GIVEN TASK: Retype the records below exactly as they appear.

Source code of charts:
────────

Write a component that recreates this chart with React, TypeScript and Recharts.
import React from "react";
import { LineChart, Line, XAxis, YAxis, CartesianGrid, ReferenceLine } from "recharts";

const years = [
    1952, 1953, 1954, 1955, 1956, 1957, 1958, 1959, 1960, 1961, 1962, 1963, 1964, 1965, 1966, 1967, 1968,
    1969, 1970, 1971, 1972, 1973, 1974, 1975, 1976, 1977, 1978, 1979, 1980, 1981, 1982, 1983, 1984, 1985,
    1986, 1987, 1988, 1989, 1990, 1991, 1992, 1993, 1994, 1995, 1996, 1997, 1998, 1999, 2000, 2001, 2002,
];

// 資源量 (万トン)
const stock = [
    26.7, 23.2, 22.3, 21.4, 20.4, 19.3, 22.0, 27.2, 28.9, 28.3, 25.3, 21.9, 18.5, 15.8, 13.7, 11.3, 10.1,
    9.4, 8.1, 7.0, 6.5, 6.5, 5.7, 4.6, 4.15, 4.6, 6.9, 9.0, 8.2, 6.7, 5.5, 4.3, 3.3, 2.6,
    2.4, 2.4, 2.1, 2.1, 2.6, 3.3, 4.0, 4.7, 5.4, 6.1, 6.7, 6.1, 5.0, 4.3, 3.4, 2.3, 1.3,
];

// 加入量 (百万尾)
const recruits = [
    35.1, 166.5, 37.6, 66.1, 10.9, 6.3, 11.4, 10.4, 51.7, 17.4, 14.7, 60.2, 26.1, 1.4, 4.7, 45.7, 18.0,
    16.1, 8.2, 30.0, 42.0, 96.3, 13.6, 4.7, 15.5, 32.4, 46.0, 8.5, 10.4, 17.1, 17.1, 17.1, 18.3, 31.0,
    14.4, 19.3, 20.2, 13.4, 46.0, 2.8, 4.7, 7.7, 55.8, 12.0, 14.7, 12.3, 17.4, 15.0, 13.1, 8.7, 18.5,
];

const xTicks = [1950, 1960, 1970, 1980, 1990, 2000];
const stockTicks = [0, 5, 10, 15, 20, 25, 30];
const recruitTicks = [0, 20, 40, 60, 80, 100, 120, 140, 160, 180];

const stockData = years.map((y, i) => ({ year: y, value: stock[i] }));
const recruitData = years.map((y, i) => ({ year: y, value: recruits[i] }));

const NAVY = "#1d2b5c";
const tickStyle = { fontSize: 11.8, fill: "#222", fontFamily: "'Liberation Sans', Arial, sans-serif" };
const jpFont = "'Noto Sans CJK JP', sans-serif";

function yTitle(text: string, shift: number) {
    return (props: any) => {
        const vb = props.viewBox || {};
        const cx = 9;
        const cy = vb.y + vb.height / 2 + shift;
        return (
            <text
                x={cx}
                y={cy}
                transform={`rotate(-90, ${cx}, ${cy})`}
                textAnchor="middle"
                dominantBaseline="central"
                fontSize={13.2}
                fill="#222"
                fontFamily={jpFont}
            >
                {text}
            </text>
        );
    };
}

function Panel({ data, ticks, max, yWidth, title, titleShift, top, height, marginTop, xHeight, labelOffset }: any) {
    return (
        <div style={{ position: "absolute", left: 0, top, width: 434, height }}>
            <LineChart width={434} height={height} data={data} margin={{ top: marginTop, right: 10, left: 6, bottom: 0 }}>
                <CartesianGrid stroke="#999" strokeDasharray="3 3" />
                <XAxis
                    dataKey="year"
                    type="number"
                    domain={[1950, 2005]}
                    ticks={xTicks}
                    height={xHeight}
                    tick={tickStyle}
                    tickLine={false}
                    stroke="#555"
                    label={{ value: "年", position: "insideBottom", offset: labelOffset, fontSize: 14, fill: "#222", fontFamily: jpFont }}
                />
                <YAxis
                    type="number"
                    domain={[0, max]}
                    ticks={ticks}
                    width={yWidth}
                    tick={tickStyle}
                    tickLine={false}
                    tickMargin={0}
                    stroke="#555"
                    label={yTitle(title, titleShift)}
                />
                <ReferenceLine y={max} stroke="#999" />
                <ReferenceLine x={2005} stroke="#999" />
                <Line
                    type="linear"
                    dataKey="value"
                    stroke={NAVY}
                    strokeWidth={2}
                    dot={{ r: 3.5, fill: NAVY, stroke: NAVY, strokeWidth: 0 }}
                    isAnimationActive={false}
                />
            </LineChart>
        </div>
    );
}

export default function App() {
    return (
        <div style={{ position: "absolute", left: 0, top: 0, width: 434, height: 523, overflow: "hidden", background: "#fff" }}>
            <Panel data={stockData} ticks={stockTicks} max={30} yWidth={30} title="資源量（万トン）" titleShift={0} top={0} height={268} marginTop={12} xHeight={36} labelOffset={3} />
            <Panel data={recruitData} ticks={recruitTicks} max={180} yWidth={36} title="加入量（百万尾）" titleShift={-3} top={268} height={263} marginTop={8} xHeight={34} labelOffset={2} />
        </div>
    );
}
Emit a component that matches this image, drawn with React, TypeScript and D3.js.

────────

ANSWER FOR THE TASK:
Write a component that recreates this chart with React, TypeScript and Recharts.
import React from "react";
import { LineChart, Line, XAxis, YAxis, CartesianGrid, ReferenceLine } from "recharts";

const years = [
    1952, 1953, 1954, 1955, 1956, 1957, 1958, 1959, 1960, 1961, 1962, 1963, 1964, 1965, 1966, 1967, 1968,
    1969, 1970, 1971, 1972, 1973, 1974, 1975, 1976, 1977, 1978, 1979, 1980, 1981, 1982, 1983, 1984, 1985,
    1986, 1987, 1988, 1989, 1990, 1991, 1992, 1993, 1994, 1995, 1996, 1997, 1998, 1999, 2000, 2001, 2002,
];

// 資源量 (万トン)
const stock = [
    26.7, 23.2, 22.3, 21.4, 20.4, 19.3, 22.0, 27.2, 28.9, 28.3, 25.3, 21.9, 18.5, 15.8, 13.7, 11.3, 10.1,
    9.4, 8.1, 7.0, 6.5, 6.5, 5.7, 4.6, 4.15, 4.6, 6.9, 9.0, 8.2, 6.7, 5.5, 4.3, 3.3, 2.6,
    2.4, 2.4, 2.1, 2.1, 2.6, 3.3, 4.0, 4.7, 5.4, 6.1, 6.7, 6.1, 5.0, 4.3, 3.4, 2.3, 1.3,
];

// 加入量 (百万尾)
const recruits = [
    35.1, 166.5, 37.6, 66.1, 10.9, 6.3, 11.4, 10.4, 51.7, 17.4, 14.7, 60.2, 26.1, 1.4, 4.7, 45.7, 18.0,
    16.1, 8.2, 30.0, 42.0, 96.3, 13.6, 4.7, 15.5, 32.4, 46.0, 8.5, 10.4, 17.1, 17.1, 17.1, 18.3, 31.0,
    14.4, 19.3, 20.2, 13.4, 46.0, 2.8, 4.7, 7.7, 55.8, 12.0, 14.7, 12.3, 17.4, 15.0, 13.1, 8.7, 18.5,
];

const xTicks = [1950, 1960, 1970, 1980, 1990, 2000];
const stockTicks = [0, 5, 10, 15, 20, 25, 30];
const recruitTicks = [0, 20, 40, 60, 80, 100, 120, 140, 160, 180];

const stockData = years.map((y, i) => ({ year: y, value: stock[i] }));
const recruitData = years.map((y, i) => ({ year: y, value: recruits[i] }));

const NAVY = "#1d2b5c";
const tickStyle = { fontSize: 11.8, fill: "#222", fontFamily: "'Liberation Sans', Arial, sans-serif" };
const jpFont = "'Noto Sans CJK JP', sans-serif";

function yTitle(text: string, shift: number) {
    return (props: any) => {
        const vb = props.viewBox || {};
        const cx = 9;
        const cy = vb.y + vb.height / 2 + shift;
        return (
            <text
                x={cx}
                y={cy}
                transform={`rotate(-90, ${cx}, ${cy})`}
                textAnchor="middle"
                dominantBaseline="central"
                fontSize={13.2}
                fill="#222"
                fontFamily={jpFont}
            >
                {text}
            </text>
        );
    };
}

function Panel({ data, ticks, max, yWidth, title, titleShift, top, height, marginTop, xHeight, labelOffset }: any) {
    return (
        <div style={{ position: "absolute", left: 0, top, width: 434, height }}>
            <LineChart width={434} height={height} data={data} margin={{ top: marginTop, right: 10, left: 6, bottom: 0 }}>
                <CartesianGrid stroke="#999" strokeDasharray="3 3" />
                <XAxis
                    dataKey="year"
                    type="number"
                    domain={[1950, 2005]}
                    ticks={xTicks}
                    height={xHeight}
                    tick={tickStyle}
                    tickLine={false}
                    stroke="#555"
                    label={{ value: "年", position: "insideBottom", offset: labelOffset, fontSize: 14, fill: "#222", fontFamily: jpFont }}
                />
                <YAxis
                    type="number"
                    domain={[0, max]}
                    ticks={ticks}
                    width={yWidth}
                    tick={tickStyle}
                    tickLine={false}
                    tickMargin={0}
                    stroke="#555"
                    label={yTitle(title, titleShift)}
                />
                <ReferenceLine y={max} stroke="#999" />
                <ReferenceLine x={2005} stroke="#999" />
                <Line
                    type="linear"
                    dataKey="value"
                    stroke={NAVY}
                    strokeWidth={2}
                    dot={{ r: 3.5, fill: NAVY, stroke: NAVY, strokeWidth: 0 }}
                    isAnimationActive={false}
                />
            </LineChart>
        </div>
    );
}

export default function App() {
    return (
        <div style={{ position: "absolute", left: 0, top: 0, width: 434, height: 523, overflow: "hidden", background: "#fff" }}>
            <Panel data={stockData} ticks={stockTicks} max={30} yWidth={30} title="資源量（万トン）" titleShift={0} top={0} height={268} marginTop={12} xHeight={36} labelOffset={3} />
            <Panel data={recruitData} ticks={recruitTicks} max={180} yWidth={36} title="加入量（百万尾）" titleShift={-3} top={268} height={263} marginTop={8} xHeight={34} labelOffset={2} />
        </div>
    );
}
Emit a component that matches this image, drawn with React, TypeScript and D3.js.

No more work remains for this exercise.